What is an Ultrasound?

An ultrasound uses high frequency sound waves to safely take pictures of the tissues and organs inside your child’s body. These sound waves are completely painless and produce no radiation, so it is a great option for imaging children.

Fun Fact: Did you know that dolphins use ultrasound to help them see under water? Commonly referred to as echolocation or sonar, dolphins use ultrasound to see the ocean around them. 

At Phoenix Children’s, we have been able to substitute ultrasound for radiation-based exams to evaluate appendicitis and bowel obstruction. We’ve also pioneered the use of ultrasound for treating and monitoring multiple conditions, which include slipping rib syndrome and MAGEC® growing rods for children with spinal deformities.

How to Prepare for an Ultrasound

You will receive specific instructions prior to your child’s appointment and our child life specialists can work with you to help prepare your child for their visit. This can help alleviate any anxiety, so they have the best experience possible.

Typically, there is no special preparation needed for this test, but here are a few tips to help prepare for the exam and answers to some frequently asked questions:

  • Take time to talk to your child and explain the test. Reassure them they’ll be safe and comfortable.
    • For preschoolers, it’s best to discuss the day of the scan.
    • For school-aged children, it’s best to discuss two to three days before.
    • For adolescents, it's best to discuss one to two weeks before.
  • Bring a comfort item, such as a stuffed animal, toy or blanket to use during waiting times or in the imaging room.
  • Dress your child in comfortable clothing.
  • If your child requires sedation, you will receive additional instructions before the scan.

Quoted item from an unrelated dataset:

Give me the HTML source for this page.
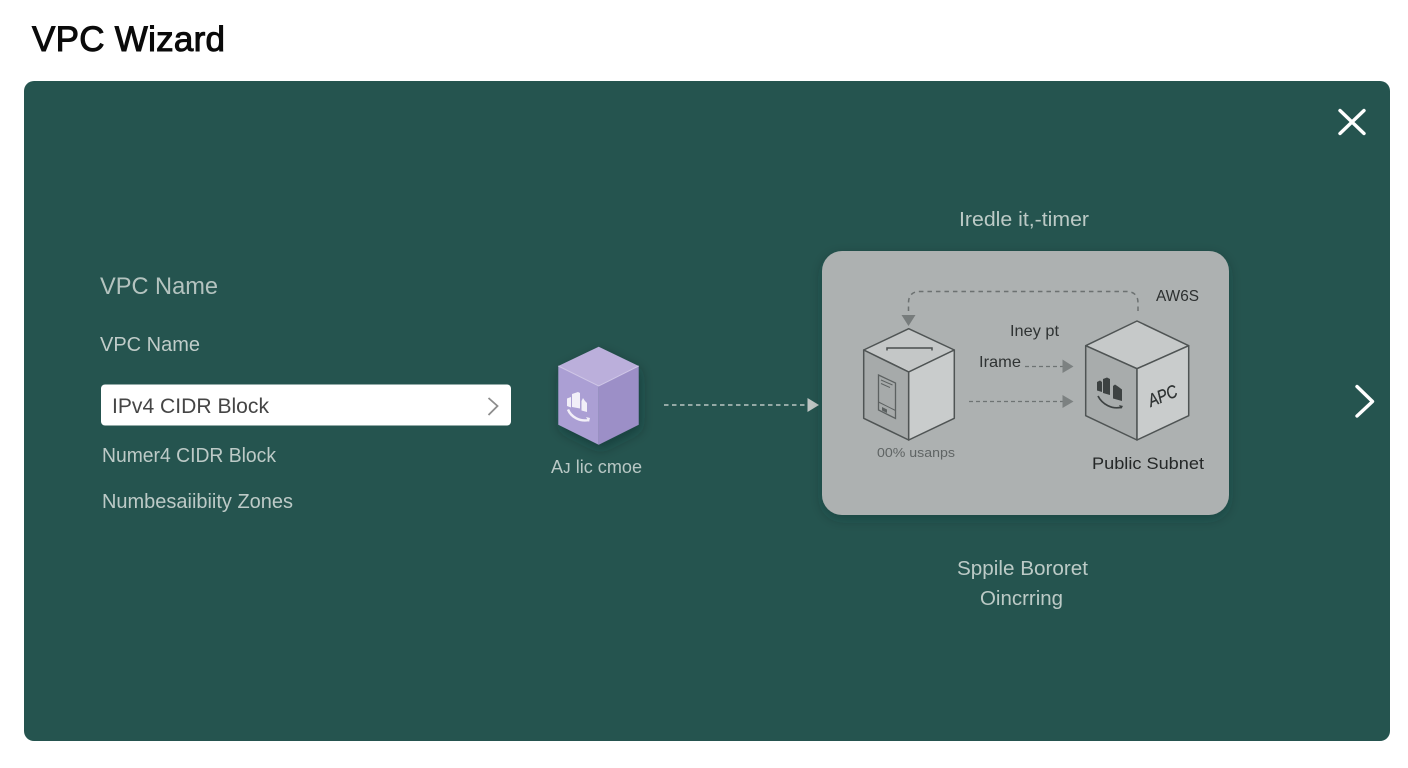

It depends. There are many different types of ultrasound exams and each one may have different preparation instructions. It is very important to follow the instructions given to you when scheduling your ultrasound.

Your child should continue to take their usual medications as prescribed by their doctor before the ultrasound, unless given other instructions by your doctor or nurse.

If your child’s exam is ordered with contrast, then a radiology nurse will place a small catheter, called an IV, before the ultrasound.

If your child has ever had a reaction or allergy to a contrast agent used for ultrasound, please tell your child’s nurse, doctor, and the sonographer before the ultrasound begins. The contrast used for an ultrasound is not the same contrast that is used for CT, MRI, or X-ray imaging.  

  • Look: Walking into an ultrasound room, you will see a bed sitting next to a large computer on wheels. There are usually several cameras (transducers) that look like magic wands attached to the computer. Since there is no radiation in ultrasound, a caregiver can stay in the room for the entire exam. The sonographer will dim the lights during the ultrasound so they can see the pictures on their screen better.
  • Sound: The ultrasound machine is actually very quiet. The sound waves used to take pictures are higher pitched than humans can hear and is why it's called ULTRA-sound. We use ultra-high frequency sound to take pictures. The one thing you may hear is the machine making a small beep and means that the sonographer is taking a picture. During the ultrasound, you can ask to listen to music or even watch a movie.
  • Feel: Ultrasound does not hurt. Some patients may experience some discomfort if the area being scanned is painful. The one thing your child will feel is the ultrasound gel and a lot of children say the gel feels like lotion. Gel is used to help the sound waves pass into the body and it also helps the camera glide smoothly over their skin.

What to Expect During an Ultrasound

It’s totally natural for your child to be a little nervous but knowing what to expect can help. Here’s what your child can expect during the exam:

  • After getting checked in at our front desk, a sonographer will walk you to the ultrasound room. Your child will lie on a bed and the sonographer will explain the exam process. An ultrasound is safe and there is no radiation, so you are welcome to sit with your child during the ultrasound exam and ask questions.
  • Generally, your child will start out lying on their back for their ultrasound. The sonographer may ask for your child to roll onto their side or move into a different position during the exam. Sometimes the sonographer may ask your child to take a deep breath and hold it. During the exam, it can be important to hold still to obtain the best images possible. When the exam is complete, we will use towels to wipe off any remaining gel.
  • The ultrasound images will be sent to a pediatric radiologist to review. A radiologist is a specially trained doctor who specializes in interpreting images of the body. The radiologist will make a report of the findings which will be sent to the provider who ordered the exam.
  • This process typically takes between one to three business days and results will be provided to your referring provider. Please note: the ultrasound staff will not be able to provide information on the exam findings.